10 August, 2008

Very Much Without Verisimilitude

First posted on Desicritics.

Last week, I pondered about the director's need to research about a subject that is an important aspect of his or her movie. Extending that thought process, I feel that verisimilitude is a quality that lacks in most of our movies.

Everyone is doing a good job with railway stations. But take a police station, for example. I have only had the opportunity to see them from outside so far, but the friends who have been inside assure me that they are nothing like what they show in our movies. Walls are not painted in red on the lower half, and white/off-white above. Cells are not always visible from the first room where most of the cops sit.

This was perhaps true about stations in the olden days (pre-Independence?). The sets in our studios erected decades back may have been renovated and repainted but not rethought about. Today's stations are usually dilapidated independent houses which have been furnished to suit a work environment for cops. I must say that Bollywood is doing a good job here, considering the sets in the multitude of cop tales being produced. Telugu film industry remains far behind and blissfully ignorant.

And what about the jobs? Novelists and short-story writers take pains to glean tidbits and jargon about various jobs, especially the jobs of their protagonists. Arthur Hailey was hailed for taking years for each novel, and oft-quoted as an epitome for researching.

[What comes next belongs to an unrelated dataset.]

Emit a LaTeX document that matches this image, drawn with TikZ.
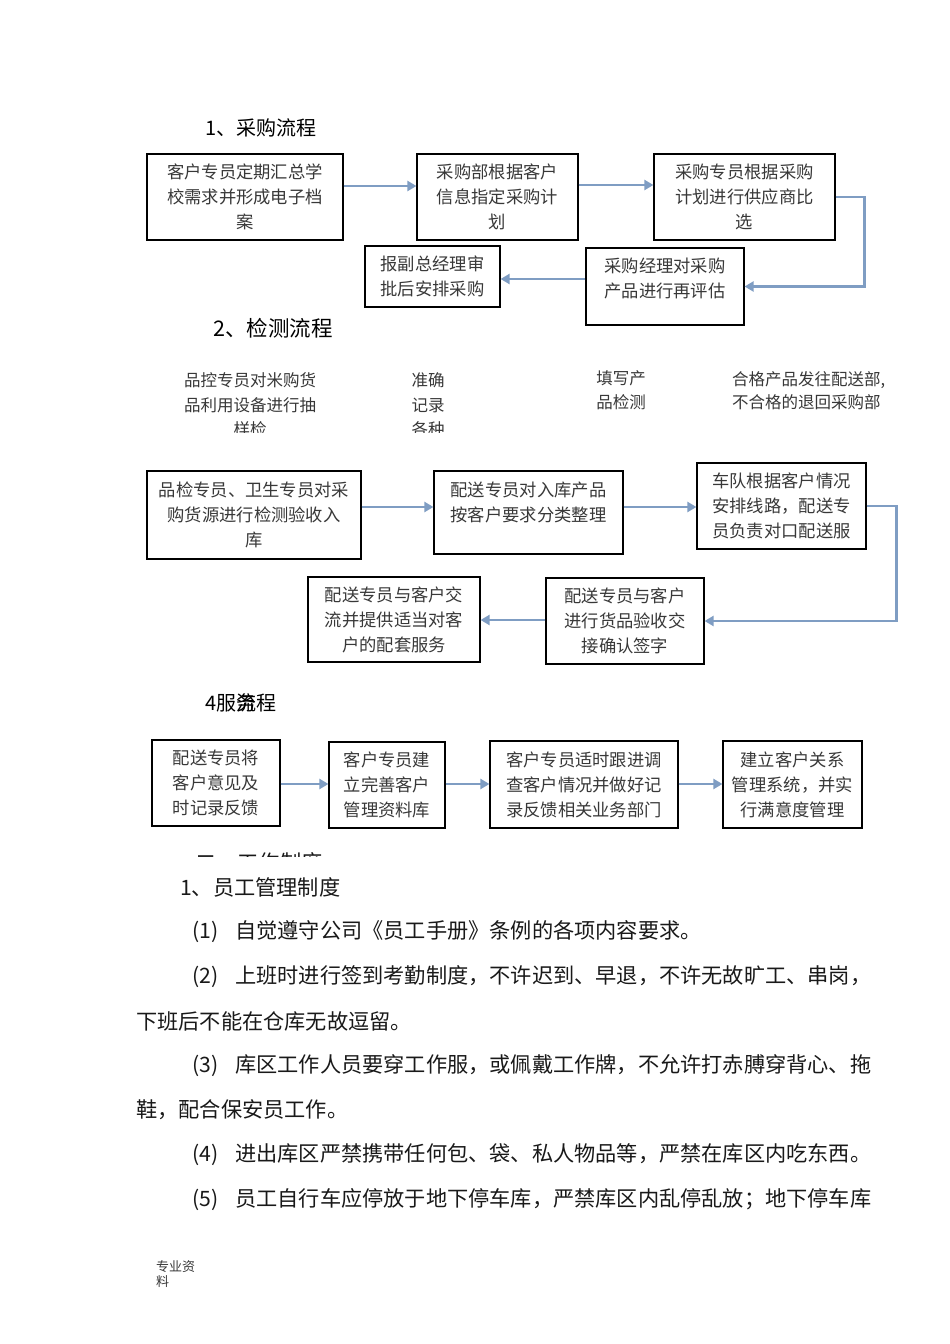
\documentclass[tikz,border=0pt]{standalone}
\usepackage{fontspec}
\setmainfont{Noto Sans CJK SC}
\usetikzlibrary{arrows.meta}
\definecolor{arrc}{HTML}{7F9DC3}
\definecolor{boxtxt}{HTML}{383838}
\tikzset{
  box/.style={draw=black, line width=1.2pt, inner sep=0pt},
  btxt/.style={text=boxtxt, align=center, inner sep=0pt, font=\fontsize{17.3}{25}\selectfont},
  rowtxt/.style={text=boxtxt, inner sep=0pt, font=\fontsize{16.5}{24.5}\selectfont},
  arr/.style={draw=arrc, line width=2.6pt, -{Triangle[length=9pt,width=10pt]}},
  ttl/.style={anchor=west, inner sep=0pt, font=\fontsize{20}{24}\selectfont},
  body/.style={anchor=west, inner sep=0pt, font=\fontsize{21.2}{26}\selectfont, text=black!90}
}
\begin{document}
\begin{tikzpicture}[x=1pt,y=-1pt]
\useasboundingbox[fill=white] (0,0) rectangle (950,1344);

% ---------- Section 1
\node[ttl] (s1) at (205,128) {1、采购流程};

\node[box, minimum width=196pt, minimum height=86pt] (b1) at (245,197) {};
\node[btxt] (t1) at (b1.center) {客户专员定期汇总学\\校需求并形成电子档\\案};
\node[box, minimum width=161pt, minimum height=86pt] (b2) at (497.5,197) {};
\node[btxt] (t2) at (b2.center) {采购部根据客户\\信息指定采购计\\划};
\node[box, minimum width=181pt, minimum height=86pt] (b3) at (744.5,197) {};
\node[btxt] (t3) at (b3.center) {采购专员根据采购\\计划进行供应商比\\选};
\node[box, minimum width=158pt, minimum height=77pt] (b4) at (665,286.5) {};
\node[btxt] (t4) at (665,278.5) {采购经理对采购\\产品进行再评估};
\node[box, minimum width=135pt, minimum height=61pt] (b5) at (432.5,276.5) {};
\node[btxt] (t5) at (b5.center) {报副总经理审\\批后安排采购};

\draw[arr] (b1.east |- 0,186) -- (b2.west |- 0,186);
\draw[arr] (b2.east |- 0,185) -- (b3.west |- 0,185);
\draw[arr] (b3.east) -- ++(29,0) |- (b4.east);
\draw[arr] (b4.west |- 0,279) -- (b5.east |- 0,279);

% ---------- Section 2
\node[ttl, font=\fontsize{21.5}{26}\selectfont] (s2) at (213,328) {2、检测流程};

\begin{scope}
\clip (100,362) rectangle (920,432);
\node[rowtxt, align=center] (r1) at (250,405) {品控专员对米购货\\品利用设备进行抽\\样检};
\node[rowtxt, align=center] (r2) at (428,405) {准确\\记录\\各种};
\node[rowtxt, align=center] (r3) at (621,390) {填写产\\品检测};
\node[rowtxt, align=left, anchor=west, font=\fontsize{16.5}{23}\selectfont] (r4) at (732,391) {合格产品发往配送部,\\不合格的退回采购部};
\end{scope}

\node[box, minimum width=214pt, minimum height=88pt] (c1) at (254,515) {};
\node[btxt] (u1) at (c1.center) {品检专员、卫生专员对采\\购货源进行检测验收入\\库};
\node[box, minimum width=189pt, minimum height=83pt] (c2) at (528.5,512.5) {};
\node[btxt] (u2) at (528.5,502.5) {配送专员对入库产品\\按客户要求分类整理};
\node[box, minimum width=169pt, minimum height=86pt] (c3) at (781.5,506) {};
\node[btxt] (u3) at (c3.center) {车队根据客户情况\\安排线路，配送专\\员负责对口配送服};
\node[box, minimum width=158pt, minimum height=86pt] (c4) at (625,621) {};
\node[btxt] (u4) at (c4.center) {配送专员与客户\\进行货品验收交\\接确认签字};
\node[box, minimum width=172pt, minimum height=85pt] (c5) at (394,619.5) {};
\node[btxt] (u5) at (c5.center) {配送专员与客户交\\流并提供适当对客\\户的配套服务};

\draw[arr] (c1.east |- 0,507) -- (c2.west |- 0,507);
\draw[arr] (c2.east |- 0,507) -- (c3.west |- 0,507);
\draw[arr] (c3.east) -- ++(30,0) |- (c4.east);
\draw[arr] (c4.west |- 0,620) -- (c5.east |- 0,620);

% ---------- Section 4
\node[ttl] (s4) at (205,703) {4服\rlap{务}流程};

\node[box, minimum width=128pt, minimum height=86pt] (d1) at (216,783) {};
\node[btxt] (v1) at (d1.center) {配送专员将\\客户意见及\\时记录反馈};
\node[box, minimum width=116pt, minimum height=86pt] (d2) at (387,785) {};
\node[btxt] (v2) at (d2.center) {客户专员建\\立完善客户\\管理资料库};
\node[box, minimum width=188pt, minimum height=87pt] (d3) at (584,784.5) {};
\node[btxt] (v3) at (d3.center) {客户专员适时跟进调\\查客户情况并做好记\\录反馈相关业务部门};
\node[box, minimum width=139pt, minimum height=87pt] (d4) at (792.5,784.5) {};
\node[btxt] (v4) at (d4.center) {建立客户关系\\管理系统，并实\\行满意度管理};

\draw[arr] (d1.east |- 0,784) -- (d2.west |- 0,784);
\draw[arr] (d2.east |- 0,784) -- (d3.west |- 0,784);
\draw[arr] (d3.east |- 0,784) -- (d4.west |- 0,784);

% ---------- cut-off heading
\begin{scope}
\clip (150,845) rectangle (420,856);
\node[body] (h2) at (195,862) {二、工作制度};
\end{scope}

% ---------- Body text
\node[body] (p0) at (180,887) {1、员工管理制度};
\node[body] (p1) at (192,932) {(1)\hspace{0.8em}自觉遵守公司《员工手册》条例的各项内容要求。};
\node[body] (p2) at (192,977) {(2)\hspace{0.8em}上班时进行签到考勤制度，不许迟到、早退，不许无故旷工、串岗，};
\node[body] (p2b) at (136,1021) {下班后不能在仓库无故逗留。};
\node[body] (p3) at (192,1066) {(3)\hspace{0.8em}库区工作人员要穿工作服，或佩戴工作牌，不允许打赤膊穿背心、拖};
\node[body] (p3b) at (136,1110) {鞋，配合保安员工作。};
\node[body] (p4) at (192,1155) {(4)\hspace{0.8em}进出库区严禁携带任何包、袋、私人物品等，严禁在库区内吃东西。};
\node[body] (p5) at (192,1200) {(5)\hspace{0.8em}员工自行车应停放于地下停车库，严禁库区内乱停乱放；地下停车库};

% ---------- Footer
\node[anchor=north west, align=left, inner sep=0pt, text=boxtxt, font=\fontsize{13}{15}\selectfont] (ft) at (156,1260) {专业资\\料};
\end{tikzpicture}
\end{document}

Film makers, however, are exploiting the 20% rule to satisfy themselves and the audience. The 20% rule, say in animation, suggests developers to ignore 80% of a fast-paced action and to concentrate on the take off and landing of the animation. Like in a sequence where Tom chases Jerry. The chase itself is shown as a blur but the initial and final microseconds are crystal clear.

I recently watched a nondescript movie where the hero repairs a car that broke down. We have all seen it a number of times. The camera shows a closeup of the hands, then a closeup of the heroine waiting, then a longer shot of the sweaty hero collapsing the bonnet, and finally a closeup of getting some water to wash his greasy hands. The entire activity is not glossed over because it is a trivial issue; it is glossed over because our film makers aren't patient enough to clearly define that car problem and find out (theoretically) its solution.

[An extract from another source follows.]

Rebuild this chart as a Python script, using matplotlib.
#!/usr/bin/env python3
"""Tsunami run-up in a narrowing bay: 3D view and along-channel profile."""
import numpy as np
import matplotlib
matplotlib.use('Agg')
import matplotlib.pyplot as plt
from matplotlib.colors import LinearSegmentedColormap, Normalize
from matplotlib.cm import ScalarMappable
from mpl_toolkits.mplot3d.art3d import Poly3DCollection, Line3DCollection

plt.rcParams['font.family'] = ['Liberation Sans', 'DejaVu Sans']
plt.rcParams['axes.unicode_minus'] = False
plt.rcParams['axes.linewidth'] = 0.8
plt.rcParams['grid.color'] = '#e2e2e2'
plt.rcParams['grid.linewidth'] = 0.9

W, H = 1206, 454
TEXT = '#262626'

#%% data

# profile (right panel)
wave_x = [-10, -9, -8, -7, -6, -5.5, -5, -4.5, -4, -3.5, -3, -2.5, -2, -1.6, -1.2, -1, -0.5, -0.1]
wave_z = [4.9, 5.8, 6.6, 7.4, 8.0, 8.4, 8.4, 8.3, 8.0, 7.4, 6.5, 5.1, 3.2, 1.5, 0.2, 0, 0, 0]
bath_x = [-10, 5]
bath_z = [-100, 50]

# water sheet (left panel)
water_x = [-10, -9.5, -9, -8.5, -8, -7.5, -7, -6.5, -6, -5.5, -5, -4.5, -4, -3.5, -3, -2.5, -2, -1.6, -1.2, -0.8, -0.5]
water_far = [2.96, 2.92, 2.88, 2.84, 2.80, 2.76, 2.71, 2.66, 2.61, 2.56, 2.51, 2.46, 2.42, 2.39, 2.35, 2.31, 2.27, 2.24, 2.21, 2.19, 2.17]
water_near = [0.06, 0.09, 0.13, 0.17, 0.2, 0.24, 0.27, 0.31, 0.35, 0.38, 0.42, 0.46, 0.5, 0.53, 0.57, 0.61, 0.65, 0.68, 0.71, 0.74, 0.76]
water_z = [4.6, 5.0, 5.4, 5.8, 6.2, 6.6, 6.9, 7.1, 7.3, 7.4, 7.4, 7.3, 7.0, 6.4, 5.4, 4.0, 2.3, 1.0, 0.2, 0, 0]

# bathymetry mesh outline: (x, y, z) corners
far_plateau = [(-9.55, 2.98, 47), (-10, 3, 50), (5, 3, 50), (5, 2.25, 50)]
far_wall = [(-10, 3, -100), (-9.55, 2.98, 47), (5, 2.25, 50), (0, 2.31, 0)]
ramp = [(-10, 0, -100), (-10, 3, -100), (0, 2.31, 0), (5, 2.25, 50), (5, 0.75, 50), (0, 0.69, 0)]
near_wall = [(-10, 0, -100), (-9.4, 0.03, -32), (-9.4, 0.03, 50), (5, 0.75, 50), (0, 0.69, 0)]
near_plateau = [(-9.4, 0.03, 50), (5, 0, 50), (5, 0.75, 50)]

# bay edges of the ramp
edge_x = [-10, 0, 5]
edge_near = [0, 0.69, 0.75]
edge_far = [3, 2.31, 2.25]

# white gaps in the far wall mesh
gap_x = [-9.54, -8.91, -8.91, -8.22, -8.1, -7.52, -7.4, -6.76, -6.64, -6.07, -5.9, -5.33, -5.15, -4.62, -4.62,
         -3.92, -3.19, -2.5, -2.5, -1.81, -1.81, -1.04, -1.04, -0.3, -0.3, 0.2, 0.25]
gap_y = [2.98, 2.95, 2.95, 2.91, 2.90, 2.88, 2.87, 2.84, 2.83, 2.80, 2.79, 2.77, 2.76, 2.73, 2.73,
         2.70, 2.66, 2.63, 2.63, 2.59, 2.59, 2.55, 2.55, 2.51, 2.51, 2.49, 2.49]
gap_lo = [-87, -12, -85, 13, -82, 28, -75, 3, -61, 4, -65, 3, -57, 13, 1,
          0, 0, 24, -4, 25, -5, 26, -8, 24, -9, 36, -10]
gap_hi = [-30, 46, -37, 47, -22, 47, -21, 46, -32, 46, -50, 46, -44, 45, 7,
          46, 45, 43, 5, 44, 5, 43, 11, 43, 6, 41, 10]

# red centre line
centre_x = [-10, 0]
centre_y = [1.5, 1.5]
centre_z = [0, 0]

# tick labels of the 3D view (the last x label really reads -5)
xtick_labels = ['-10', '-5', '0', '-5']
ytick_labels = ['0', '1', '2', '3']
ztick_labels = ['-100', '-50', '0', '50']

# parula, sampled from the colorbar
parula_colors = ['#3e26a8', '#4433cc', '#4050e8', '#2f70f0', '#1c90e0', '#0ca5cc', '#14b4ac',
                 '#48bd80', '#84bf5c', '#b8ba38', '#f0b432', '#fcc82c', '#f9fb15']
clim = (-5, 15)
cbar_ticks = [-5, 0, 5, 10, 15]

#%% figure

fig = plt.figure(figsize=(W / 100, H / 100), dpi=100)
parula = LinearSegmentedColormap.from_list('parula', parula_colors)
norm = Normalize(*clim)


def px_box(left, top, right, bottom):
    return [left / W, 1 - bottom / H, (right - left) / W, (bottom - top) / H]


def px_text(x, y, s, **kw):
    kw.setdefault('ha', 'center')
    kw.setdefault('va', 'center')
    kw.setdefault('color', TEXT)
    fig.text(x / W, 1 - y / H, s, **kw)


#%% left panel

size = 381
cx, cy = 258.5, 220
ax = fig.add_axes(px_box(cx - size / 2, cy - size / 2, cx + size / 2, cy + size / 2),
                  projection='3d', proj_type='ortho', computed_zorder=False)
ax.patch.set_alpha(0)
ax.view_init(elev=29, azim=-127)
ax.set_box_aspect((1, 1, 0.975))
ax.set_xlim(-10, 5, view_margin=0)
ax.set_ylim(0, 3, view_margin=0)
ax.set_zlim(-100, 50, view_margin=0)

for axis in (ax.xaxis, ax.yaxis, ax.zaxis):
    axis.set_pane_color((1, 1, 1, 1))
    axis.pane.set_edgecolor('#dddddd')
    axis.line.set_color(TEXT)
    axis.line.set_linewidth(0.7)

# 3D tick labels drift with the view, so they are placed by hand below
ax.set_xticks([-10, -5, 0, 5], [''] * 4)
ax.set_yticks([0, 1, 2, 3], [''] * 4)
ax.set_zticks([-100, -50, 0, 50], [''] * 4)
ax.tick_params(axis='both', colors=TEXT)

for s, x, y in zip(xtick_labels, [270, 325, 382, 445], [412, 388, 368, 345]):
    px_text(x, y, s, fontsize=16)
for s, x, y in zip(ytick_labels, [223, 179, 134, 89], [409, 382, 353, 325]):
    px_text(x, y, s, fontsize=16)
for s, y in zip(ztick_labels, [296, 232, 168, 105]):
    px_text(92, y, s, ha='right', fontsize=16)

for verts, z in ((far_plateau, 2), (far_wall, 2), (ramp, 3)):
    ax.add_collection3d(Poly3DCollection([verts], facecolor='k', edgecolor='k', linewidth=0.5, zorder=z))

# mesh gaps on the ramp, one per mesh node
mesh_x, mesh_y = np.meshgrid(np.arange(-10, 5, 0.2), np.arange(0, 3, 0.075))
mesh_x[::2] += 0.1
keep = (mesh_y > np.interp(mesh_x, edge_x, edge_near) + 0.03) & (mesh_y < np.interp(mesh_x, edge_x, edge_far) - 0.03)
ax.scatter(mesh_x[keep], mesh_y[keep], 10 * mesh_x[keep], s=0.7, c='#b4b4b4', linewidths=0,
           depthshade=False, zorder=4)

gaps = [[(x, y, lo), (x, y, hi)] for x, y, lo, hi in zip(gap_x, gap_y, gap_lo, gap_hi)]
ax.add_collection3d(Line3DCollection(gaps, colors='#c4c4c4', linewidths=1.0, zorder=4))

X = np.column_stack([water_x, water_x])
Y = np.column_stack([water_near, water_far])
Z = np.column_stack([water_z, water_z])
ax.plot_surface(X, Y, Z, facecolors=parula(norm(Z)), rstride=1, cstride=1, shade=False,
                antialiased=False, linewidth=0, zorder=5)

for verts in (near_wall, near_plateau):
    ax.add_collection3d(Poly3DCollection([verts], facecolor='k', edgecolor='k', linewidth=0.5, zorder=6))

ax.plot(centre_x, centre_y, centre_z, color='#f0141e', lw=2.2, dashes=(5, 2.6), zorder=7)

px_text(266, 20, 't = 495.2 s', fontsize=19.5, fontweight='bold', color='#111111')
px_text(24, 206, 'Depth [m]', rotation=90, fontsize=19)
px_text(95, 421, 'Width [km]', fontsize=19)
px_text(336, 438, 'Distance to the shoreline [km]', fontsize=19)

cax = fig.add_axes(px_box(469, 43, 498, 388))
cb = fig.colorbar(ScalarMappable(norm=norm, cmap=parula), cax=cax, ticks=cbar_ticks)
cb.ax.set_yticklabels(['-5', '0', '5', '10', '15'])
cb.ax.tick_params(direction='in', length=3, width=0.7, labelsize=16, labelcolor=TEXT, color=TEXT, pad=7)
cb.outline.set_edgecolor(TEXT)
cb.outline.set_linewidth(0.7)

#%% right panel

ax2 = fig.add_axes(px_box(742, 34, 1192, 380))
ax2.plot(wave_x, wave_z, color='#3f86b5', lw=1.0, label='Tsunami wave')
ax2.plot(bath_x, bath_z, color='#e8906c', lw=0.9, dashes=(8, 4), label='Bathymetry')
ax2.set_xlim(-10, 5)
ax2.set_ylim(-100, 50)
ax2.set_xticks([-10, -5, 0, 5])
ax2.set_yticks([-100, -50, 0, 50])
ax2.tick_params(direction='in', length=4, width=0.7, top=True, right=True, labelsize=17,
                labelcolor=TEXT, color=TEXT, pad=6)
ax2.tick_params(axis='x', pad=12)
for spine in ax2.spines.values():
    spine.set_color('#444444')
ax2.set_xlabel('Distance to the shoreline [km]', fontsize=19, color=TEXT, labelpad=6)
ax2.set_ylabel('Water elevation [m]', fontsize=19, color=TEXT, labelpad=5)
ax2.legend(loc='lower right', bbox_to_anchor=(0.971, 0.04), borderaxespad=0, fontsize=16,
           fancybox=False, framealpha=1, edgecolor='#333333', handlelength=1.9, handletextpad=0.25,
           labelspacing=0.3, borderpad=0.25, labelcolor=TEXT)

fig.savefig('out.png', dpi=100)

When I learned driving, my driving school skipped the theory class where I was to have learned changing tires, pouring water in the carburetor, and making minor repairs. I always wish one of our movies imparted a little such knowledge.

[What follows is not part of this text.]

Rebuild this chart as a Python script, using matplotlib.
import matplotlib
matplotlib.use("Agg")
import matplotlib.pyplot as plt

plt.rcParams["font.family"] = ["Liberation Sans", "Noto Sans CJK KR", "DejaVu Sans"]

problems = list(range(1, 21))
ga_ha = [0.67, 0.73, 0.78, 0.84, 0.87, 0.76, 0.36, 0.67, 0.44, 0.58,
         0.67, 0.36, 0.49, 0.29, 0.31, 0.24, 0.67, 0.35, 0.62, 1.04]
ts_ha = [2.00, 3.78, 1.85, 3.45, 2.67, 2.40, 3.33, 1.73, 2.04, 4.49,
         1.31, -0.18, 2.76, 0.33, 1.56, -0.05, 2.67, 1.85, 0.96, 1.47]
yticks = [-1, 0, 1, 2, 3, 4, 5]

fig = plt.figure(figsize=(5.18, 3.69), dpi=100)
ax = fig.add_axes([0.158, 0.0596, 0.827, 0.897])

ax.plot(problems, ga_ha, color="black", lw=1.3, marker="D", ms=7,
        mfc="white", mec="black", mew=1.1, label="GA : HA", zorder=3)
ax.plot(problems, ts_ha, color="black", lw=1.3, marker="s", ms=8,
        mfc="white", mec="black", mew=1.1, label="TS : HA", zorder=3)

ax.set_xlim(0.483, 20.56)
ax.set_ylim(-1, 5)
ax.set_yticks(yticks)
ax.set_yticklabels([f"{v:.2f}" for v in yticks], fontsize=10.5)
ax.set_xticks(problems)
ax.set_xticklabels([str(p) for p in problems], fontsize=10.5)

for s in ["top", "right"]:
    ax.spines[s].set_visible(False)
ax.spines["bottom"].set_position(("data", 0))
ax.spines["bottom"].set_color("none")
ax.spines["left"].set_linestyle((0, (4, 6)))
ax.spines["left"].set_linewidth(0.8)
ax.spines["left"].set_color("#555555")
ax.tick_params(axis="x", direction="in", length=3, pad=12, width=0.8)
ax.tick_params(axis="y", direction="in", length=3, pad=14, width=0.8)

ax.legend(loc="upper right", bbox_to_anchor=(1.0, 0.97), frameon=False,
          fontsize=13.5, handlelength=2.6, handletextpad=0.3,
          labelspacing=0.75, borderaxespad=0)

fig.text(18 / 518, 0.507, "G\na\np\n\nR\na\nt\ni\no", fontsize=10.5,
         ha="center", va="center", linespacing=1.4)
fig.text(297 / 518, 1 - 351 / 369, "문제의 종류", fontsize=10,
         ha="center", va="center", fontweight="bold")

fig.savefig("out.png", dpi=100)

Showing details about the above activity would make a greater impact when the character has a job of a car mechanic or, umph, engineer. People among the audience who really have that job feel proud and thankful for showing a snippet of their everyday lives, and the remaining who are in obscurity have an 'aha' moment.

Today we take for granted the omniscience of our protagonists whether in driving and fixing vehicles, or wielding and defusing weapons. The conflict, if any, faced by the protagonist no longer carries that high tension among us had we known that the protagonist is like one of us, without all the knowledge about the universe.

Verisimilitude is not an end in itself, rather a means to increase our belief and tension in the story.